What to work on -
Nothing outside the lines from the one containing "Convert this chart to matplotlib code." down to the one containing "plt.rcParams['font.weight'] = 'bold'" belongs in the copy; print that span exactly, both ends included, with pictures removed.

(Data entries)
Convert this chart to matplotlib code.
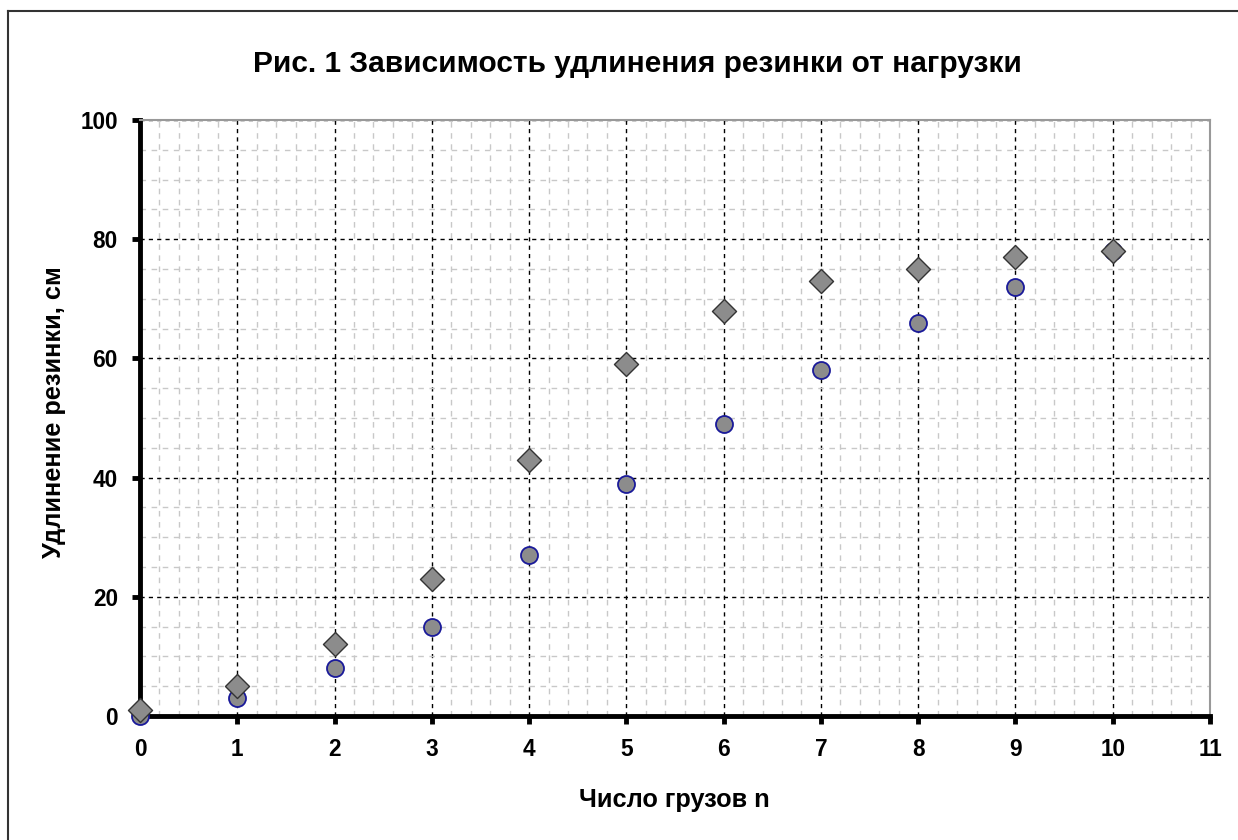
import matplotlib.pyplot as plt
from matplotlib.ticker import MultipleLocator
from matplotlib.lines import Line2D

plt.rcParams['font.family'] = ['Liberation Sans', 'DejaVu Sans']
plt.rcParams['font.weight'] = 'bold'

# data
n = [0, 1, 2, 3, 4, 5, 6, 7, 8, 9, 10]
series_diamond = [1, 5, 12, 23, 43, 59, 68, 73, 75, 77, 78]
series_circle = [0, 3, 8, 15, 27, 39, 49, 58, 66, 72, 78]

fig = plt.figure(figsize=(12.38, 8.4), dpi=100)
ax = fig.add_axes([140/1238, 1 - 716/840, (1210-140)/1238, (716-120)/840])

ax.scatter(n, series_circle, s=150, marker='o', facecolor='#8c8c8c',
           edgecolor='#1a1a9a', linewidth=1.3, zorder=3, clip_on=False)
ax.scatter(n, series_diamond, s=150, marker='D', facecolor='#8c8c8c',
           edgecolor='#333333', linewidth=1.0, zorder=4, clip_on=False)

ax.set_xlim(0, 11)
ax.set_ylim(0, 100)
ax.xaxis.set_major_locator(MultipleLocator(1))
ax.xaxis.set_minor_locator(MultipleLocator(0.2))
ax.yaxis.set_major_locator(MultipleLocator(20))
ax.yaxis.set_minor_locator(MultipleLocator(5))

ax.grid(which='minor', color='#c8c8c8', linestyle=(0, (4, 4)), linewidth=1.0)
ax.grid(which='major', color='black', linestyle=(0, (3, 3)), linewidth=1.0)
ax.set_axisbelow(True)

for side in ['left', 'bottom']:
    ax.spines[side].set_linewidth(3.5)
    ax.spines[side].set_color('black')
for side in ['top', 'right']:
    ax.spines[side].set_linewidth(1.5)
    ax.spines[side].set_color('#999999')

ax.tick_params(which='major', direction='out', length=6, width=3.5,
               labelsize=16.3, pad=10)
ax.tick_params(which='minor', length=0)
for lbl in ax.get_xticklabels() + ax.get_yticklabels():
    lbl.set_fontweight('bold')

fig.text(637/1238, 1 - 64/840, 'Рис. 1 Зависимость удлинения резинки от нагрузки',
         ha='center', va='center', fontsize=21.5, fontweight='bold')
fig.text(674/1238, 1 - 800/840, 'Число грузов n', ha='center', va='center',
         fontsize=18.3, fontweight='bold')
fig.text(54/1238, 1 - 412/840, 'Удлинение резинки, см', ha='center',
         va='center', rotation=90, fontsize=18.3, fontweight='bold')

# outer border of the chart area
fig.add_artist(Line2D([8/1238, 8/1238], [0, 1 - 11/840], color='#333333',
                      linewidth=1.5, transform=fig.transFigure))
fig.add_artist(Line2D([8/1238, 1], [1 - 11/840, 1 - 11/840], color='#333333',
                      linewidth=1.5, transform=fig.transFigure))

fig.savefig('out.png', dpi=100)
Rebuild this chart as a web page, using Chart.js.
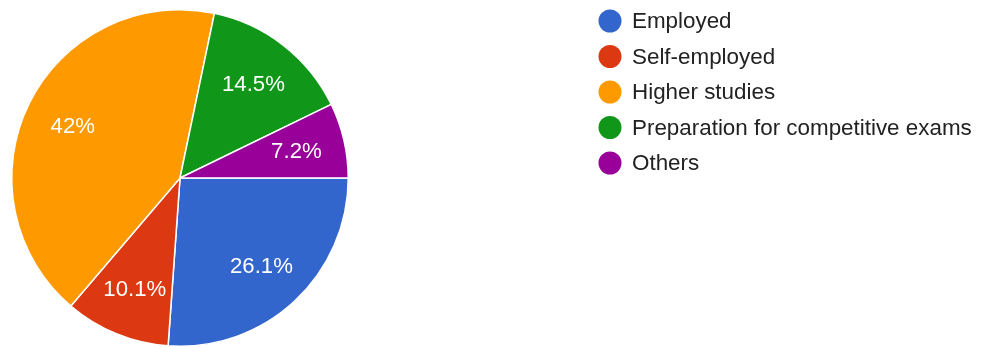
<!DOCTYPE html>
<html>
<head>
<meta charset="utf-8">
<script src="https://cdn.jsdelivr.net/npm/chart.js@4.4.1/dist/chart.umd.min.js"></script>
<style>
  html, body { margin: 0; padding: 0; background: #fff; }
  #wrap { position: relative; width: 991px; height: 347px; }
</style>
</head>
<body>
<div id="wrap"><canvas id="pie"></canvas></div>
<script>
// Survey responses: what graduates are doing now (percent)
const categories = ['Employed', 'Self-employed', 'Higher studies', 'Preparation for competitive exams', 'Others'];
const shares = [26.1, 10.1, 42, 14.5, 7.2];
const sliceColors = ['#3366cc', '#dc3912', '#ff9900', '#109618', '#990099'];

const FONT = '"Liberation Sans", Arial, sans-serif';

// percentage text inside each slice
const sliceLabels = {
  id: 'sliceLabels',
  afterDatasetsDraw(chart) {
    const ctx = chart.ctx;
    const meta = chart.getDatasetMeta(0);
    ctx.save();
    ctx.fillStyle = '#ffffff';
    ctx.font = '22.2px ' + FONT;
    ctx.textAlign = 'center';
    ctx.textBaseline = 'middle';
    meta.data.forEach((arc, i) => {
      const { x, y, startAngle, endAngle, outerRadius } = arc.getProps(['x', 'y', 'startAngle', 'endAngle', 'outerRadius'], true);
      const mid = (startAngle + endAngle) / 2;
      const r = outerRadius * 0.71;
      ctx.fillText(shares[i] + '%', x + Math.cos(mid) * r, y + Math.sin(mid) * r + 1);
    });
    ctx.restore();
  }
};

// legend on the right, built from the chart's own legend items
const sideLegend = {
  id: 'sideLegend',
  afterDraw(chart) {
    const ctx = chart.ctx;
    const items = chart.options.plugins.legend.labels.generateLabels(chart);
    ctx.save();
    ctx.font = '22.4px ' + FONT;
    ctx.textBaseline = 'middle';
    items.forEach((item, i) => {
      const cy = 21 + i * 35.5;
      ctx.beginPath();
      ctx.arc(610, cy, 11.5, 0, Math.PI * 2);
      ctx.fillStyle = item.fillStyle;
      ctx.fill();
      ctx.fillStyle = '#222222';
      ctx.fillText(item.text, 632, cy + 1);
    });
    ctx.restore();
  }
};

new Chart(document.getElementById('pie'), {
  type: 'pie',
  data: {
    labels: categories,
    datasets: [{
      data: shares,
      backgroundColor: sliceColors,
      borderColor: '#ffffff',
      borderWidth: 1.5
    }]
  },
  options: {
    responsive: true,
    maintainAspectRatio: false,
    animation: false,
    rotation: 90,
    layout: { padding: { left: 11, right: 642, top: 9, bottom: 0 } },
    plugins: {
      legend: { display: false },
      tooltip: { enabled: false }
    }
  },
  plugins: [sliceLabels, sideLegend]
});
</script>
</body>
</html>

...

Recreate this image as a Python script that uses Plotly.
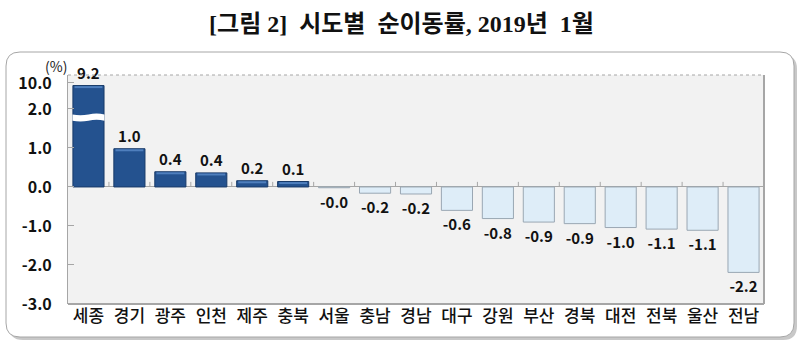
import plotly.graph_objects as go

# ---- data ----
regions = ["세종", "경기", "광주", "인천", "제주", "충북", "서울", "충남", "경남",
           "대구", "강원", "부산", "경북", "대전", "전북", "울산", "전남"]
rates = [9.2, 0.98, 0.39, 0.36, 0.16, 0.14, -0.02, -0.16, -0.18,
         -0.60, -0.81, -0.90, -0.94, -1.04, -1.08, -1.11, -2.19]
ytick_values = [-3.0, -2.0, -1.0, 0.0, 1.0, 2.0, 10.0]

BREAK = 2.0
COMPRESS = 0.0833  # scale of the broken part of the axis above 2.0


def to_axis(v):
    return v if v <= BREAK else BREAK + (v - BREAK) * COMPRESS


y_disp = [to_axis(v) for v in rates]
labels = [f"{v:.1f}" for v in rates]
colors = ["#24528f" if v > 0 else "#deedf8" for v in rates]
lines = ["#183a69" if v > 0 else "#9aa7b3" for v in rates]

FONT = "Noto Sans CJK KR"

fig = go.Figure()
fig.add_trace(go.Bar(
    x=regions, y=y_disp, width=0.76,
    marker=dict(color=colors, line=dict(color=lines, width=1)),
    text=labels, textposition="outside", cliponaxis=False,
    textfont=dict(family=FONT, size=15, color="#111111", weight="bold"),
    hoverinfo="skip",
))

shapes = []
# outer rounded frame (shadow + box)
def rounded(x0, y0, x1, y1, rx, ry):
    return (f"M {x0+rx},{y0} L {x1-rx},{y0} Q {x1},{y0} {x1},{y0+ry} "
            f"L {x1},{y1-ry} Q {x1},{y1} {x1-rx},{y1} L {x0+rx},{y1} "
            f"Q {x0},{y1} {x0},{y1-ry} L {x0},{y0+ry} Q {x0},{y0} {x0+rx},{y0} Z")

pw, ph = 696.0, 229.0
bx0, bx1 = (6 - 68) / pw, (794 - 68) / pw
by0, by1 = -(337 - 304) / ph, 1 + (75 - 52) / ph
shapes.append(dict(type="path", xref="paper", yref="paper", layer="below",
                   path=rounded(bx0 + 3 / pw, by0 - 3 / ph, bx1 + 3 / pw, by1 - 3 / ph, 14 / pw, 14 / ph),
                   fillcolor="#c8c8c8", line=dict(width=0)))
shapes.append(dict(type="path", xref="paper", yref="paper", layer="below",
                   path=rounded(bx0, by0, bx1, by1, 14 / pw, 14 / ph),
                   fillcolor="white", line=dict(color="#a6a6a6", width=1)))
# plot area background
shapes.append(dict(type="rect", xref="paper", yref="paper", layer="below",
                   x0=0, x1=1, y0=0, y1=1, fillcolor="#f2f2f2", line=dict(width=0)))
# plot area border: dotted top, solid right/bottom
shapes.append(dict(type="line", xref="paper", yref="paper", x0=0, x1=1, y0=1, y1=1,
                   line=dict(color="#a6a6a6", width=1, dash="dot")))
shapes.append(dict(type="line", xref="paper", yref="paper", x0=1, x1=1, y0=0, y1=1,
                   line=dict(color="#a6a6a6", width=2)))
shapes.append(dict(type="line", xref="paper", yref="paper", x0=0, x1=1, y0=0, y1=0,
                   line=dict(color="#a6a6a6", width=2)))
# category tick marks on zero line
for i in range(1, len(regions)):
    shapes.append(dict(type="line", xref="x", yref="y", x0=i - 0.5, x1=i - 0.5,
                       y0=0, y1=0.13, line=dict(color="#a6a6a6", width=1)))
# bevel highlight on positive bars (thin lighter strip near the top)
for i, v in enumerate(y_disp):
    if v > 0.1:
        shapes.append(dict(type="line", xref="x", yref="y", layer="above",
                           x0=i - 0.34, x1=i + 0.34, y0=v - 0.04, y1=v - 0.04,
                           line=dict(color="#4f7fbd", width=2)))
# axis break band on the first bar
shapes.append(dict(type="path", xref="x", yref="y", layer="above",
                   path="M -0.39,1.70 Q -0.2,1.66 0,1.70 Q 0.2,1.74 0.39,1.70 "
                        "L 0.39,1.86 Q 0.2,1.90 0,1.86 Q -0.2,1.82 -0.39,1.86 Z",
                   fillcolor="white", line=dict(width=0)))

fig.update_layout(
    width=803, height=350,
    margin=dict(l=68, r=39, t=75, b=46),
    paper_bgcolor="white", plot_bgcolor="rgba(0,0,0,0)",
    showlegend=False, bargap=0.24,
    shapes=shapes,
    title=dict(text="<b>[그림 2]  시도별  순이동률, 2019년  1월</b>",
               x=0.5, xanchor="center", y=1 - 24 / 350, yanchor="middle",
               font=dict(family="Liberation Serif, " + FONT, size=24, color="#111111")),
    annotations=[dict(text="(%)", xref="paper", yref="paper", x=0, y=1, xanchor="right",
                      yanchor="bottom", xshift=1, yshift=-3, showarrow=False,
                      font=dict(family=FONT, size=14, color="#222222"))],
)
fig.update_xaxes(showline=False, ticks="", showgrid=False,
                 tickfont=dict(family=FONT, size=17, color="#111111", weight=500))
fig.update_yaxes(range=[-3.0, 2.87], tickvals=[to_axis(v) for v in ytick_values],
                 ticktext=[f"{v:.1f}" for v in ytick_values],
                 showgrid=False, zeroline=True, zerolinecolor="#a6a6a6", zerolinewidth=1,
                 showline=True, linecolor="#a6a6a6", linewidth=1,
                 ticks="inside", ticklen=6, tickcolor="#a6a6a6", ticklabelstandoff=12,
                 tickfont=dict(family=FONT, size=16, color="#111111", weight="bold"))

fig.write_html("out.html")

* * *

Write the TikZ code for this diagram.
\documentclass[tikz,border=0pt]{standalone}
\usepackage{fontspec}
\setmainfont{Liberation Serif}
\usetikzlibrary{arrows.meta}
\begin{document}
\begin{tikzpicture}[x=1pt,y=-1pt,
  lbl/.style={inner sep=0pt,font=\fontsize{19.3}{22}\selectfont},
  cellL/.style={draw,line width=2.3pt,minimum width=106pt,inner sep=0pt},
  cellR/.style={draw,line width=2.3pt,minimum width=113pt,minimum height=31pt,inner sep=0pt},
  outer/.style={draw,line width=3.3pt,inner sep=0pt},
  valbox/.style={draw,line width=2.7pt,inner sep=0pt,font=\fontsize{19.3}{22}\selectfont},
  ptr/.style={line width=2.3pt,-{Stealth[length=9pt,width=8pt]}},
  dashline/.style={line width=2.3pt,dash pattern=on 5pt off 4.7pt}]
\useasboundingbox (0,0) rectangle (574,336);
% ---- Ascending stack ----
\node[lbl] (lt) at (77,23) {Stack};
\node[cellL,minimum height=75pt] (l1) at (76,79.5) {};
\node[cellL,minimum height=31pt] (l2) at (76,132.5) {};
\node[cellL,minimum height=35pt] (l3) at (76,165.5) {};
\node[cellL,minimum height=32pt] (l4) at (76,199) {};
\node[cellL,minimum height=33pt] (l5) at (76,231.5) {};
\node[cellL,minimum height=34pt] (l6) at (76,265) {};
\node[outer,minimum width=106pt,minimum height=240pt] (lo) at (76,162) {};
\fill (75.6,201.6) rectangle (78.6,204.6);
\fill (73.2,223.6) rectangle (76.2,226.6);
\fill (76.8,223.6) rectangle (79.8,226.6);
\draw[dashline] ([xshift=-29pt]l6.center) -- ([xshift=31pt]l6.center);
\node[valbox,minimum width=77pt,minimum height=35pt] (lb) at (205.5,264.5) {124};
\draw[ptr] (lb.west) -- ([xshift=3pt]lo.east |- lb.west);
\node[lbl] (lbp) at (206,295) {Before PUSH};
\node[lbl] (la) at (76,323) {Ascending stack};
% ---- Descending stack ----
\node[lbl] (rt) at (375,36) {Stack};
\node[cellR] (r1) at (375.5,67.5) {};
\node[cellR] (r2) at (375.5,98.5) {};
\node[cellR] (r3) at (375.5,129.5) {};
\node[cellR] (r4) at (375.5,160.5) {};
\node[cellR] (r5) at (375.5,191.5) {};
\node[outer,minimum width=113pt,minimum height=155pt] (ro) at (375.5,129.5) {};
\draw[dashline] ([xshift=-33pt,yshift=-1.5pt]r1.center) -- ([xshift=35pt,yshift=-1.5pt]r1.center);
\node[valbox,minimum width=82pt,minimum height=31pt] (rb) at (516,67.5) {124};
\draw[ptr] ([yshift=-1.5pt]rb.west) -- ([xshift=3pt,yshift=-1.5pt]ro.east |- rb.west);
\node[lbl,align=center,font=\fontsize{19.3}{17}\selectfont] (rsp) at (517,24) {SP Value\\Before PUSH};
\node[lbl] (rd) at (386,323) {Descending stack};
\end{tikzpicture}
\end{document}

Result below -
Convert this chart to matplotlib code.
import matplotlib.pyplot as plt
from matplotlib.ticker import MultipleLocator
from matplotlib.lines import Line2D

plt.rcParams['font.family'] = ['Liberation Sans', 'DejaVu Sans']
plt.rcParams['font.weight'] = 'bold'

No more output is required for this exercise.